Performance Considerations
Optimizing Meta Tag Extraction
import java.util.List;
public class OptimizedMetaExtractor {
// Use connection pooling for multiple requests
public static void extractFromMultipleURLs(List<String> urls) {
urls.parallelStream().forEach(url -> {
try {
Document doc = Jsoup.connect(url)
.timeout(5000)
.maxBodySize(1024 * 1024) // Limit to 1MB
.get();
// Extract only necessary meta tags
Map<String, String> essentialMeta = new HashMap<>();
// Essential SEO meta tags
String[] essentialTags = {"description", "keywords", "robots", "author"};
for (String tag : essentialTags) {
Element meta = doc.selectFirst("meta[name=" + tag + "]");
if (meta != null) {
essentialMeta.put(tag, meta.attr("content"));
}
}
System.out.println("Extracted meta tags for: " + url);
} catch (IOException e) {
System.err.println("Failed to extract from: " + url);
}
});
}
}
Conclusion
Jsoup provides powerful and flexible methods for extracting meta tags from webpages.
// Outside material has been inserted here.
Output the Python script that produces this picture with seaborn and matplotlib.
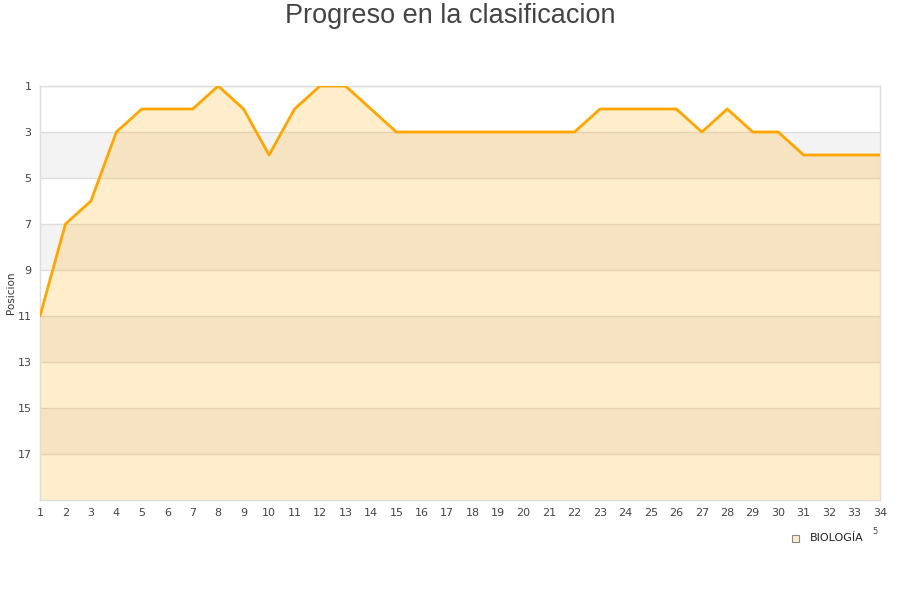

Whether you need basic SEO information, social media tags, or comprehensive metadata analysis, Jsoup's CSS selector syntax makes it straightforward to target specific meta elements. Remember to handle errors gracefully, respect rate limits, and consider the performance implications when processing multiple URLs.
The techniques covered in this guide will help you build robust meta tag extraction systems for SEO analysis, content management, or general web scraping tasks. Always ensure your scraping activities comply with website terms of service and robots.txt guidelines.